LE QUOTIDIEN – Nicolas Sarkozy érige la médecine de ville au rang de priorité nationale au lendemain des régionales. Reliez-vous son geste à la désaffection des médecins pour la majorité présidentielle telle que vous l’avez vous-même mesurée au début du mois de mars ?
FRÉDÉRIC DABI – Oui. Nous sommes là tout à fait clairement face à un discours de remobilisation électorale. Le président veut garder le cap des réformes mais il donne des gages à des segments électoraux, à des catégories de la population – les agriculteurs, les médecins –, qui votent traditionnellement à droite mais s’en sont détournés et ont fait part de leur insatisfaction sur la période récente. Quand nous avons interrogé les médecins il y a quelques semaines, leurs intentions de vote atteignaient 33 % pour les listes UMP et Nouveau Centre (exactement d’ailleurs le score réalisé par la droite au second tour) : c’est ridiculement bas rapporté aux intentions de vote des mêmes médecins en 2007 – 75 % annonçaient qu’ils allaient voter pour Nicolas Sarkozy au second tour. On peut remarquer aussi que le président s’adresse spécifiquement aux médecins libéraux qui, dans notre dernier sondage, étaient beaucoup plus sévères pour la politique de santé du gouvernement (79 % de jugements négatifs) que les hospitaliers (67 %).

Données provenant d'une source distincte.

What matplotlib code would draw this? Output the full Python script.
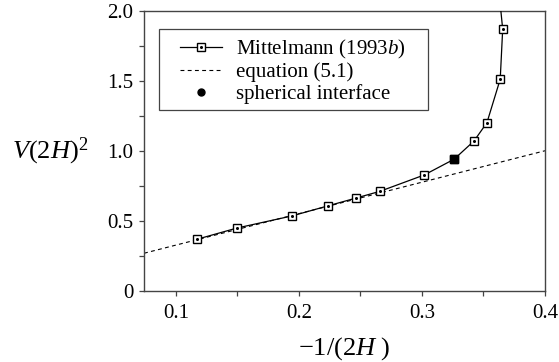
import matplotlib
matplotlib.use("Agg")
import matplotlib.pyplot as plt
from matplotlib.lines import Line2D
from matplotlib.patches import Rectangle
from matplotlib.ticker import MultipleLocator, FixedLocator

plt.rcParams["font.family"] = ["Liberation Serif", "DejaVu Serif"]
plt.rcParams["mathtext.fontset"] = "custom"
plt.rcParams["mathtext.rm"] = "Liberation Serif"
plt.rcParams["mathtext.it"] = "Liberation Serif:italic"

# Mittelmann (1993b) computed branch
mitt_x = [0.1168, 0.1496, 0.1940, 0.2233, 0.2466, 0.2659, 0.3019, 0.3262,
          0.3423, 0.3528, 0.3636, 0.3656, 0.3630]
mitt_y = [0.366, 0.447, 0.533, 0.605, 0.662, 0.710, 0.827, 0.940,
          1.070, 1.201, 1.512, 1.870, 2.100]

# spherical interface point
sph_x = [0.3262]
sph_y = [0.940]

# equation (5.1): straight line across the plotted range
eq_x = [0.074, 0.4]
eq_y = [0.2665, 1.0]

xticks = [0.1, 0.2, 0.3, 0.4]
xticklabels = ["0.1", "0.2", "0.3", "0.4"]
yticks = [0, 0.5, 1.0, 1.5, 2.0]
yticklabels = ["0", "0.5", "1.0", "1.5", "2.0"]

W, H = 559, 362
fig = plt.figure(figsize=(W / 100, H / 100), dpi=100)
left, right, top, bottom = 144, 545, 11, 290.5
ax = fig.add_axes([left / W, 1 - bottom / H, (right - left) / W, (bottom - top) / H])

fs = 15
fs_lab = 19
dash = (0, (3.5, 3))

ax.plot(eq_x, eq_y, color="black", lw=0.8, ls=dash, zorder=2)
ax.plot(mitt_x, mitt_y, color="black", lw=0.9, marker="s", ms=5.4,
        mfc="white", mec="black", mew=1.0, zorder=3)
# small centre dots inside the open squares
ax.plot(mitt_x, mitt_y, ls="none", marker="o", ms=1.2, color="black", zorder=4)
ax.plot(sph_x, sph_y, ls="none", marker="s", ms=5.4, mfc="black", mec="black",
        zorder=5)

ax.set_xlim(0.074, 0.4)
ax.set_ylim(0, 2.0)
ax.xaxis.set_major_locator(FixedLocator(xticks))
ax.set_xticklabels(xticklabels)
ax.xaxis.set_minor_locator(MultipleLocator(0.05))
ax.yaxis.set_major_locator(FixedLocator(yticks))
ax.set_yticklabels(yticklabels)
ax.yaxis.set_minor_locator(MultipleLocator(0.25))

for sp in ax.spines.values():
    sp.set_color("#444444")
    sp.set_linewidth(1.0)

ax.tick_params(which="both", direction="out", top=False, right=False,
               length=3.5, width=0.9, color="#444444", labelsize=fs)
ax.tick_params(axis="y", pad=4)
ax.tick_params(axis="x", pad=6)

fig.text(12 / W, 1 - 151 / H, r"$V(2H)^2$", fontsize=fs_lab, ha="left", va="center")
fig.text((left + right) / 2 / W, 1 - 349 / H, r"$-1/(2H\ )$", fontsize=fs_lab,
         ha="center", va="center")

# legend: entries without frame, box drawn separately
mitt_handle = (
    Line2D([], [], color="black", lw=0.9, marker="s", ms=5.4, mfc="white",
           mec="black", mew=1.0),
    Line2D([], [], ls="none", marker="o", ms=1.2, color="black"),
)
handles = [
    mitt_handle,
    Line2D([], [], color="black", lw=0.8, ls=dash),
    Line2D([], [], ls="none", marker="o", ms=5, color="black"),
]
labels = [r"Mittelmann (1993$b$)", "equation (5.1)", "spherical interface"]
leg = ax.legend(handles, labels, loc="upper left",
                bbox_to_anchor=(180 / W, 1 - 37.5 / H),
                bbox_transform=fig.transFigure,
                borderaxespad=0, borderpad=0, fontsize=fs, frameon=False,
                handlelength=2.0, handletextpad=0.7, labelspacing=0.1,
                numpoints=1)

box = Rectangle((159 / W, 1 - 110 / H), (428 - 159) / W, (110 - 29) / H,
                transform=fig.transFigure, facecolor="white",
                edgecolor="#444444", lw=0.9, zorder=0)
fig.patches.append(box)
ax.set_zorder(1)
ax.patch.set_visible(False)

fig.savefig("out.png", dpi=100)
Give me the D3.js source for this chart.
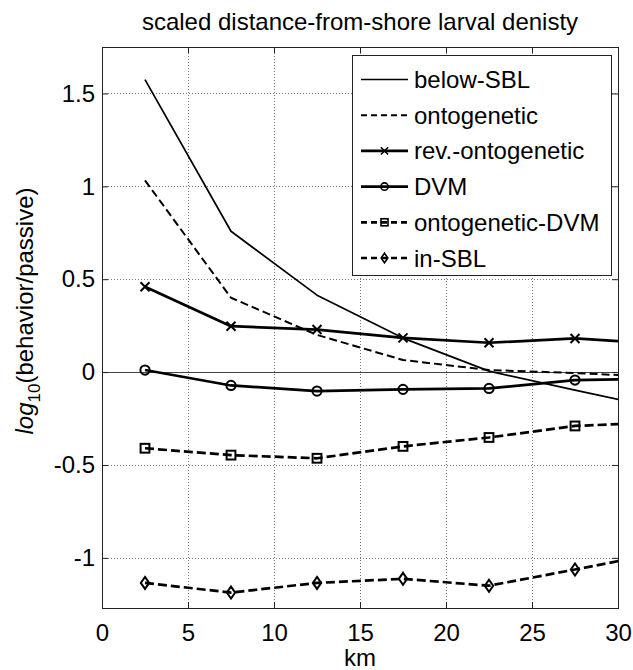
<!DOCTYPE html>
<html>
<head>
<meta charset="utf-8">
<script src="https://cdn.jsdelivr.net/npm/d3@7"></script>
<style>
  html, body { margin: 0; padding: 0; background: #fff; }
  svg { display: block; font-family: "Liberation Sans", Arial, Helvetica, sans-serif; }
</style>
</head>
<body>
<svg id="chart" width="633" height="670"></svg>
<script>
// Distance bins (km, bin centres) and log10 ratio of behaviour to passive density
const km = [2.5, 7.5, 12.5, 17.5, 22.5, 27.5, 32.5];
const belowSBL       = [1.574, 0.758, 0.414, 0.183, 0.005, -0.097, -0.197];
const ontogenetic    = [1.032, 0.400, 0.200, 0.065, 0.011, -0.005, -0.027];
const revOntogenetic = [0.459, 0.247, 0.229, 0.184, 0.158, 0.181, 0.153];
const dvm            = [0.011, -0.072, -0.102, -0.093, -0.088, -0.043, -0.035];
const ontogeneticDVM = [-0.410, -0.447, -0.464, -0.400, -0.352, -0.290, -0.270];
const inSBL          = [-1.135, -1.187, -1.135, -1.113, -1.150, -1.063, -0.973];

const seriesNames = ["below-SBL", "ontogenetic", "rev.-ontogenetic", "DVM", "ontogenetic-DVM", "in-SBL"];
const seriesValues = [belowSBL, ontogenetic, revOntogenetic, dvm, ontogeneticDVM, inSBL];

const xTicks = [0, 5, 10, 15, 20, 25, 30];
const yTicks = [-1, -0.5, 0, 0.5, 1, 1.5];

const titleText = "scaled distance-from-shore larval denisty";
const xLabel = "km";

// Line appearance for each series (same order as seriesNames)
const styles = [
  { width: 1.7, dash: null,  legendDash: null,  marker: null },
  { width: 2.0, dash: "8,4", legendDash: "6,4", marker: null },
  { width: 2.7, dash: null,  legendDash: null,  marker: "x" },
  { width: 2.7, dash: null,  legendDash: null,  marker: "circle" },
  { width: 2.7, dash: "9,4", legendDash: "6,4", marker: "square" },
  { width: 2.7, dash: "9,4", legendDash: "6,4", marker: "diamond" }
];

const svg = d3.select("#chart");
const plotL = 102, plotR = 618, plotT = 47, plotB = 608;
const fontSize = 24;

const x = d3.scaleLinear().domain([0, 30]).range([plotL, plotR]);
const y = d3.scaleLinear().domain([-1.27, 1.75]).range([plotB, plotT]);

// title
svg.append("text")
  .attr("x", (plotL + plotR) / 2).attr("y", 30)
  .attr("text-anchor", "middle")
  .attr("font-size", fontSize)
  .text(titleText);

// dotted grid
const grid = svg.append("g").attr("stroke", "#777").attr("stroke-width", 1)
  .attr("stroke-dasharray", "1,2");
grid.selectAll("line.gx").data(xTicks.slice(1, -1)).join("line")
  .attr("x1", d => x(d) + 0.5).attr("x2", d => x(d) + 0.5)
  .attr("y1", plotT).attr("y2", plotB);
grid.selectAll("line.gy").data(yTicks).join("line")
  .attr("x1", plotL).attr("x2", plotR)
  .attr("y1", d => Math.round(y(d)) + 0.5).attr("y2", d => Math.round(y(d)) + 0.5);

// zero reference line
svg.append("line")
  .attr("x1", plotL).attr("x2", plotR)
  .attr("y1", Math.round(y(0)) + 0.5).attr("y2", Math.round(y(0)) + 0.5)
  .attr("stroke", "#444").attr("stroke-width", 1);

// axes with inward ticks on all four sides
const fmt = d => String(d);
const axB = svg.append("g").attr("transform", `translate(0,${plotB})`)
  .call(d3.axisBottom(x).tickValues(xTicks).tickFormat(fmt).tickSize(-6).tickPadding(16).tickSizeOuter(0));
const axT = svg.append("g").attr("transform", `translate(0,${plotT})`)
  .call(d3.axisTop(x).tickValues(xTicks).tickFormat("").tickSize(-6).tickSizeOuter(0));
const axL = svg.append("g").attr("transform", `translate(${plotL},0)`)
  .call(d3.axisLeft(y).tickValues(yTicks).tickFormat(fmt).tickSize(-6).tickPadding(7).tickSizeOuter(0));
const axR = svg.append("g").attr("transform", `translate(${plotR},0)`)
  .call(d3.axisRight(y).tickValues(yTicks).tickFormat("").tickSize(-6).tickSizeOuter(0));
[axB, axT, axL, axR].forEach(g => {
  g.selectAll(".domain").remove();
  g.selectAll(".tick line").attr("stroke", "#222");
  g.selectAll("text").attr("font-size", fontSize).attr("fill", "#000")
    .attr("font-family", "Liberation Sans, Arial, sans-serif");
});

// plot box
svg.append("rect")
  .attr("x", plotL + 0.5).attr("y", plotT + 0.5)
  .attr("width", plotR - plotL).attr("height", plotB - plotT)
  .attr("fill", "none").attr("stroke", "#222").attr("stroke-width", 1);

// axis labels
svg.append("text")
  .attr("x", (plotL + plotR) / 2).attr("y", 666)
  .attr("text-anchor", "middle").attr("font-size", fontSize)
  .text(xLabel);

const yl = svg.append("text")
  .attr("transform", `translate(33,${311}) rotate(-90)`)
  .attr("text-anchor", "middle").attr("font-size", fontSize);
yl.append("tspan").attr("font-style", "italic").text("log");
yl.append("tspan").attr("font-size", 17).attr("dy", 7).text("10");
yl.append("tspan").attr("dy", -7).text("(behavior/passive)");

// marker drawing
function drawMarker(g, type, cx, cy, sw, scale) {
  const k = scale || 1;
  if (type === "x") {
    const s = 4.5 * k;
    g.append("path")
      .attr("d", `M${cx - s},${cy - s}L${cx + s},${cy + s}M${cx - s},${cy + s}L${cx + s},${cy - s}`)
      .attr("stroke", "#000").attr("stroke-width", sw).attr("fill", "none");
  } else if (type === "circle") {
    g.append("circle").attr("cx", cx).attr("cy", cy).attr("r", 4.6 * k)
      .attr("stroke", "#000").attr("stroke-width", sw).attr("fill", "none");
  } else if (type === "square") {
    const h = 4.4 * k;
    g.append("rect").attr("x", cx - h).attr("y", cy - h).attr("width", 2 * h).attr("height", 2 * h)
      .attr("stroke", "#000").attr("stroke-width", sw).attr("fill", "none");
  } else if (type === "diamond") {
    const w = 4.2 * k, h = 6 * k;
    g.append("path")
      .attr("d", `M${cx},${cy - h}L${cx + w},${cy}L${cx},${cy + h}L${cx - w},${cy}Z`)
      .attr("stroke", "#000").attr("stroke-width", sw).attr("fill", "none");
  }
}

// clip to the axes
svg.append("defs").append("clipPath").attr("id", "plotclip")
  .append("rect").attr("x", plotL).attr("y", plotT).attr("width", plotR - plotL).attr("height", plotB - plotT);

const plot = svg.append("g").attr("clip-path", "url(#plotclip)");
const line = d3.line().x((d, i) => x(km[i])).y(d => y(d));

seriesValues.forEach((vals, k) => {
  const st = styles[k];
  plot.append("path")
    .attr("d", line(vals))
    .attr("fill", "none").attr("stroke", "#000")
    .attr("stroke-width", st.width)
    .attr("stroke-dasharray", st.dash)
    .attr("stroke-linejoin", "round");
  if (st.marker) {
    vals.forEach((v, i) => drawMarker(plot, st.marker, x(km[i]), y(v), 2));
  }
});

// legend
const lg = svg.append("g");
lg.append("rect")
  .attr("x", 352.5).attr("y", 55.5).attr("width", 259).attr("height", 220)
  .attr("fill", "#fff").attr("stroke", "#222").attr("stroke-width", 1);
seriesNames.forEach((name, k) => {
  const st = styles[k];
  const base = 88 + k * 35.7;
  const cy = base - 8.5;
  lg.append("line")
    .attr("x1", 361).attr("x2", 408).attr("y1", cy).attr("y2", cy)
    .attr("stroke", "#000").attr("stroke-width", st.width)
    .attr("stroke-dasharray", st.legendDash);
  if (st.marker) drawMarker(lg, st.marker, 384.5, cy, 1.6, 0.8);
  lg.append("text")
    .attr("x", 414).attr("y", base)
    .attr("font-size", fontSize)
    .text(name);
});
</script>
</body>
</html>
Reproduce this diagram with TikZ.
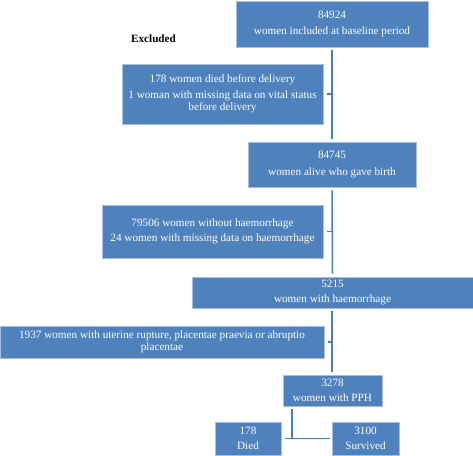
\documentclass[tikz,border=0pt]{standalone}
\usepackage{fontspec}
\setmainfont{Liberation Serif}
\definecolor{boxblue}{HTML}{4F81BD}
\definecolor{boxedge}{HTML}{A7BFDE}
\definecolor{linkblue}{HTML}{4A7EBB}
\tikzset{
  fbox/.style={rectangle, fill=boxblue, draw=boxedge, line width=0.6pt, text=white,
    font=\fontsize{11.2}{12.5}\selectfont, align=center, inner sep=0pt},
  conn/.style={draw=linkblue, line width=1.5pt},
  lbl/.style={font=\fontsize{11.2}{12.5}\selectfont\bfseries, text=black, inner sep=0pt}
}
\begin{document}
\begin{tikzpicture}[x=1pt,y=-1pt]
\useasboundingbox (0,0) rectangle (473,455);
\node[fbox, minimum width=192pt, minimum height=46pt] (b1) at (332,24)
  {84924\\[4pt]women included at baseline period};
\node[lbl] (ex) at (153.5,39) {Excluded};
\node[fbox, minimum width=201pt, minimum height=60pt] (e1) at (222.5,94)
  {178 women died before delivery\\[3pt]1 woman with missing data on vital status\\before delivery};
\node[fbox, minimum width=168pt, minimum height=45pt] (b2) at (332,164.5)
  {84745\\[4pt]women alive who gave birth};
\node[fbox, minimum width=221pt, minimum height=53pt] (e2) at (212.5,231.5)
  {79506 women without haemorrhage\\[3pt]24 women with missing data on haemorrhage};
\node[fbox, minimum width=281pt, minimum height=31pt] (b3) at (332.5,292.5)
  {5215\\[3pt]women with haemorrhage};
\node[fbox, minimum width=324pt, minimum height=32pt] (e3) at (162,342)
  {1937 women with uterine rupture, placentae praevia or abruptio\\placentae};
\node[fbox, minimum width=99pt, minimum height=31pt] (b4) at (332.5,390.5)
  {3278\\[3pt]women with PPH};
\node[fbox, minimum width=66pt, minimum height=33pt] (d) at (248,438.5)
  {178\\[3pt]Died};
\node[fbox, minimum width=67pt, minimum height=33pt] (s) at (365.5,438.5)
  {3100\\[3pt]Survived};
\coordinate (j) at (292,438.5);
% main spine
\draw[conn] ([yshift=-3pt]b1.south) -- ([yshift=3pt]b2.north);
\draw[conn] ([xshift=4pt]e1.east) -- (e1.east -| b1.south);
\draw[conn] ([yshift=-3pt]b2.south) -- ([yshift=3pt]b3.north);
\draw[conn] ([xshift=4pt]e2.east) -- (e2.east -| b2.south);
\draw[conn] ([yshift=-3pt]b3.south -| b2.south) -- ([yshift=3pt]b4.north -| b2.south);
\draw[conn] ([xshift=4pt]e3.east) -- (e3.east -| b2.south);
% split
\draw[conn] ([yshift=-3pt]b4.south -| j) -- (j);
\draw[conn] ([xshift=4pt]d.east) -- ([xshift=-2pt]s.west);
\end{tikzpicture}
\end{document}
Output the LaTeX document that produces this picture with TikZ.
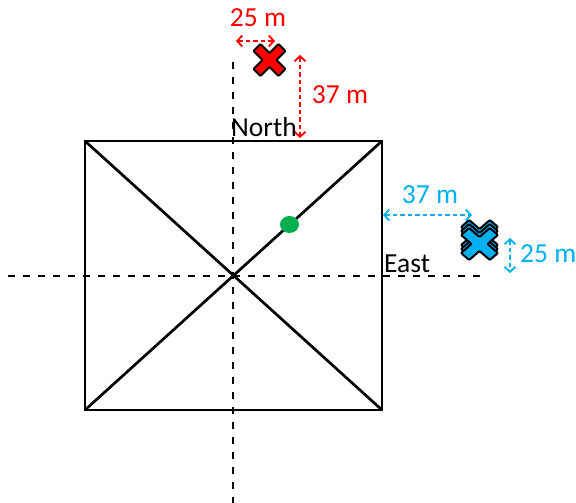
\documentclass[tikz,border=0pt]{standalone}
\usepackage{fontspec}
\setmainfont{Carlito}
\usetikzlibrary{arrows.meta,shapes.geometric}
\definecolor{xred}{RGB}{255,0,0}
\definecolor{xblue}{RGB}{0,176,240}
\definecolor{xgreen}{RGB}{0,176,80}
\tikzset{
  lbl/.style={font=\fontsize{27.5}{32}\selectfont, inner sep=0pt, anchor=base},
  axisline/.style={dash pattern=on 7pt off 8pt, line width=1.7pt},
  frameline/.style={line width=2.7pt},
  meas/.style={dash pattern=on 4.5pt off 3pt, line width=1.8pt,
    {Straight Barb[length=5pt,width=11pt,line width=1.8pt]}-{Straight Barb[length=5pt,width=11pt,line width=1.8pt]}},
  pics/xmark/.style={code={
    \draw[line width=2pt, fill=#1, line join=round, rounded corners=0.8pt]
      (0,-7) -- (9,-16) -- (16,-9) -- (7,0) -- (16,9) -- (9,16) -- (0,7)
      -- (-9,16) -- (-16,9) -- (-7,0) -- (-16,-9) -- (-9,-16) -- cycle;
  }}
}
\begin{document}
\begin{tikzpicture}[x=1pt,y=-1pt]
\useasboundingbox (0,0) rectangle (576,503);
% corners
\coordinate (A) at (85,141);
\coordinate (B) at (382,141);
\coordinate (C) at (382,410);
\coordinate (D) at (85,410);
% axes
\coordinate (axW) at (8,276);
\coordinate (axE) at (480,276);
\coordinate (axN) at (233,62);
\coordinate (axS) at (233,503);
\draw[axisline] (axW) -- (axE);
\draw[axisline] (axN) -- (axS);
% square and diagonals
\draw[frameline] (A) -- (B) -- (C) -- (D) -- cycle;
\draw[frameline] (A) -- (C);
\draw[frameline] (B) -- (D);
% green dot
\node[ellipse, fill=xgreen, minimum width=19pt, minimum height=17pt, inner sep=0pt] (gdot) at (289.5,224.5) {};
% red marker
\pic at (269.5,60) {xmark=xred};
\coordinate (r1) at (236,41);
\coordinate (r2) at (275,41);
\coordinate (r3) at (300,55);
\coordinate (r4) at (300,138);
\draw[meas, xred] (r1) -- (r2);
\draw[meas, xred] (r3) -- (r4);
\node[lbl, text=xred] (l25r) at (258,27) {25 m};
\node[lbl, text=xred] (l37r) at (340,103) {37 m};
\node[lbl, anchor=base west] (north) at (231,136) {North};
% blue marker
\pic[xscale=1.15] at (479.5,236) {xmark=xblue};
\pic[xscale=1.15] at (479.5,240) {xmark=xblue};
\pic[xscale=1.15] at (479.5,244) {xmark=xblue};
\coordinate (b1) at (383,215);
\coordinate (b2) at (472,215);
\coordinate (b3) at (510,238);
\coordinate (b4) at (510,273);
\draw[meas, xblue] (b1) -- (b2);
\draw[meas, xblue] (b3) -- (b4);
\node[lbl, text=xblue] (l37b) at (430,203) {37 m};
\node[lbl, text=xblue, anchor=base west] (l25b) at (520,262) {25 m};
\node[lbl, anchor=base west] (east) at (384,272) {East};
\end{tikzpicture}
\end{document}
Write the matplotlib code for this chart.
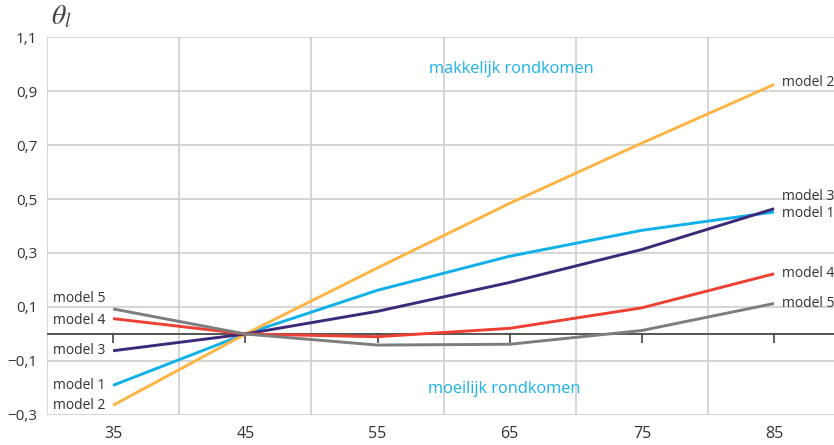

Vous sondez depuis longtemps et régulièrement l’opinion politique du corps médical. Pensez-vous que le fossé entre celui-ci et la droite soit aujourd’hui particulièrement profond ou bien que le désamour est passager ?
La pente sera difficile à remonter. Nous n’avons pas mesuré de désaffection pareille depuis 95-97 et le plan Juppé. Chez les médecins libéraux, la politique de santé de Nicolas Sarkozy est passée en deux ans et demi d’un jugement positif à 57 % à 21 % de satisfaction : une chute de 36 points, c’est énorme ! La perte de confiance est personnifiée aussi par Roselyne Bachelot, passée de 62 % d’opinions favorables à… 18 %, ce qui est terrible ; 49 % des médecins libéraux ne font même « pas du tout confiance » à la ministre de la Santé. Le socle des réfractaires est devenu très vite très important. Je pense que les dégâts sont profonds et durables.
Quand on interroge les politiques, ils disent toujours que non, le vote des médecins ne leur fait pas peur, qu’il s’agit d’un vieux fantasme. Est-ce de l’intox ?
C’est vrai que quantitativement, tout comme les agriculteurs d’ailleurs cités mercredi par Nicolas Sarkozy (2% de la population), les médecins ne sont pas une clientèle importante. Rien à voir sur ce plan avec les ouvriers, les jeunes ou les personnes âgées… Mais ils restent un vrai relais d’opinion et représentent à ce titre un double segment électoral : une catégorie qui vote à droite traditionnellement et qu’il faut soigner ; des professionnels qui bénéficient encore, en dépit de la dévalorisation de leur statut, d’une aura très forte dans l’opinion. Leur cote de confiance est gigantesque (97 % des Français déclarent avoir confiance en leur médecin). Même si on n’est plus sous la IIIe République et son trio d’influence médecin-instituteur-curé, les médecins restent une vraie catégorie leader et un relais d’opinion ; ils peuvent faire passer des messages.